Stated exercise: In how many lines of the data does the word "React" appear? Give the number by itself.
** Start of Data provided **
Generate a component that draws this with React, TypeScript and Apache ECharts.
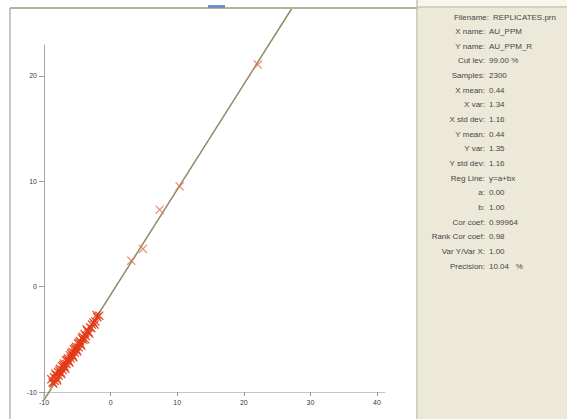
import React, { useEffect, useRef } from "react";
import * as echarts from "echarts";

// ---- data ----
const xTicks = [-10, 0, 10, 20, 30, 40];
const yTicks = [-10, 0, 10, 20];

// dense cluster of replicate pairs [x, y]
const clusterPoints: number[][] = [
  [-8.7, -9.1], [-8.5, -8.6], [-8.4, -8.95], [-8.2, -8.4], [-8.1, -8.7],
  [-7.9, -8.1], [-7.8, -8.45], [-7.6, -7.8], [-7.5, -8.15], [-7.3, -7.55],
  [-7.2, -7.9], [-7.0, -7.3], [-6.9, -7.6], [-6.7, -7.0], [-6.6, -7.35],
  [-6.4, -6.8], [-6.3, -7.05], [-6.1, -6.5], [-6.0, -6.8], [-5.8, -6.2],
  [-5.7, -6.55], [-5.5, -5.95], [-5.4, -6.25], [-5.2, -5.7], [-5.1, -6.0],
  [-4.9, -5.4], [-4.8, -5.75], [-4.6, -5.15], [-4.5, -5.45], [-4.3, -4.9],
  [-4.1, -5.05], [-3.9, -4.5], [-3.7, -4.7], [-3.5, -4.2], [-3.3, -4.35],
  [-3.1, -3.85], [-2.9, -3.95], [-2.6, -3.4], [-2.3, -3.3], [-2.0, -2.9],
  [-1.7, -2.75],
  // second row, widening the band
  [-8.9, -8.8], [-8.6, -9.2], [-8.3, -8.25], [-8.0, -8.9], [-7.7, -7.95],
  [-7.4, -8.3], [-7.1, -7.45], [-6.8, -7.8], [-6.5, -6.95], [-6.2, -7.2],
  [-5.9, -6.35], [-5.6, -6.7], [-5.3, -5.85], [-5.0, -6.15], [-4.7, -5.3],
  [-4.4, -5.6], [-4.2, -4.75], [-3.8, -5.0], [-3.6, -4.05], [-3.2, -4.45],
  [-2.8, -3.6], [-2.4, -3.6], [-2.1, -2.7],
];

// isolated high-grade pairs
const outlierPoints: number[][] = [
  [3.1, 2.47], [4.85, 3.58], [7.36, 7.31], [10.36, 9.52], [22.1, 21.08],
];

// regression line endpoints (y = a + b x as drawn)
const regLine: number[][] = [[-10, -10.76], [27.3, 26.5]];
// y axis extension below the x axis
const yAxisStub: number[][] = [[-10, -10], [-10, -10.76]];

const statLabels = [
  "Filename:", "X name:", "Y name:", "Cut lev:", "Samples:", "X mean:", "X var:",
  "X std dev:", "Y mean:", "Y var:", "Y std dev:", "Reg Line:", "a:", "b:",
  "Cor coef:", "Rank Cor coef:", "Var Y/Var X:", "Precision:",
];
const statValues = [
  "REPLICATES.prn", "AU_PPM", "AU_PPM_R", "99.00 %", "2300", "0.44", "1.34",
  "1.16", "0.44", "1.35", "1.16", "y=a+bx", "0.00", "1.00",
  "0.99964", "0.98", "1.00", "10.04   %",
];

const XMARK = "path://M0,1L1,0L5,4L9,0L10,1L6,5L10,9L9,10L5,6L1,10L0,9L4,5Z";

export default function App() {
  const ref = useRef<HTMLDivElement>(null);

  useEffect(() => {
    if (!ref.current) return;
    const chart = echarts.init(ref.current, null, { renderer: "svg" });

    const font = '8px "Liberation Sans", Arial, sans-serif';
    const statGraphics: any[] = [];
    statLabels.forEach((lab, i) => {
      const y = 17 + i * 14.65;
      const lx = i === 0 ? 489 : 485;
      statGraphics.push({
        type: "text",
        x: lx,
        y,
        z: 10,
        style: { text: lab, fill: "#474747", font, align: "right", verticalAlign: "middle" },
      });
      statGraphics.push({
        type: "text",
        x: lx + 4,
        y,
        z: 10,
        style: { text: statValues[i], fill: "#474747", font, align: "left", verticalAlign: "middle" },
      });
    });

    chart.setOption({
      animation: false,
      backgroundColor: "#ffffff",
      grid: { left: 44, top: 45, right: 182, bottom: 27, containLabel: false },
      xAxis: {
        type: "value",
        min: -10,
        max: 41.2,
        interval: 10,
        splitLine: { show: false },
        axisLine: { show: true, onZero: false, lineStyle: { color: "#c4c4c4", width: 1 } },
        axisTick: { show: true, length: 4, customValues: xTicks, lineStyle: { color: "#9a9a9a" } },
        axisLabel: {
          customValues: xTicks,
          margin: 7,
          color: "#3a3a3a",
          fontSize: 7,
          fontFamily: "Liberation Sans, Arial, sans-serif",
        },
      },
      yAxis: {
        type: "value",
        min: -10,
        max: 22.94,
        interval: 10,
        splitLine: { show: false },
        axisLine: { show: true, onZero: false, lineStyle: { color: "#a8a8a8", width: 1 } },
        axisTick: { show: true, length: 5, customValues: yTicks, lineStyle: { color: "#9a9a9a" } },
        axisLabel: {
          customValues: yTicks,
          margin: 7,
          color: "#3a3a3a",
          fontSize: 7,
          fontFamily: "Liberation Sans, Arial, sans-serif",
        },
      },
      graphic: [
        // left plot frame
        { type: "line", z: 5, shape: { x1: 10, y1: 8, x2: 10, y2: 419 }, style: { stroke: "#b9b7a8", lineWidth: 1.5 } },
        { type: "line", z: 5, shape: { x1: 10, y1: 8, x2: 418, y2: 8 }, style: { stroke: "#b4b29a", lineWidth: 2 } },
        { type: "rect", z: 6, shape: { x: 208, y: 5, width: 17, height: 3 }, style: { fill: "#6f8fc8" } },
        // right stats panel
        { type: "rect", z: 4, shape: { x: 418, y: 0, width: 149, height: 7 }, style: { fill: "#f6f5ee" } },
        { type: "rect", z: 4, shape: { x: 418, y: 7, width: 149, height: 412 }, style: { fill: "#ece9d8" } },
        { type: "line", z: 5, shape: { x1: 418, y1: 7, x2: 567, y2: 7 }, style: { stroke: "#c9c6b4", lineWidth: 1.5 } },
        { type: "line", z: 5, shape: { x1: 417, y1: 0, x2: 417, y2: 419 }, style: { stroke: "#c2c0b2", lineWidth: 1.5 } },
        ...statGraphics,
      ],
      series: [
        {
          type: "line",
          data: yAxisStub,
          clip: false,
          symbol: "none",
          silent: true,
          lineStyle: { color: "#a8a8a8", width: 1 },
        },
        {
          type: "line",
          data: regLine,
          clip: false,
          symbol: "none",
          silent: true,
          z: 3,
          lineStyle: { color: "#8f8a66", width: 1.5 },
        },
        {
          type: "scatter",
          data: clusterPoints,
          symbol: XMARK,
          symbolSize: 9,
          z: 4,
          itemStyle: { color: "#e23a16", opacity: 0.9 },
        },
        {
          type: "scatter",
          data: outlierPoints,
          symbol: XMARK,
          symbolSize: 9,
          z: 4,
          itemStyle: { color: "#e86a4e", opacity: 0.75 },
        },
      ],
    });

    return () => chart.dispose();
  }, []);

  return (
    <div
      ref={ref}
      style={{ position: "absolute", left: 0, top: 0, width: 567, height: 419 }}
    />
  );
}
** End of Data provided **
Written reply: 2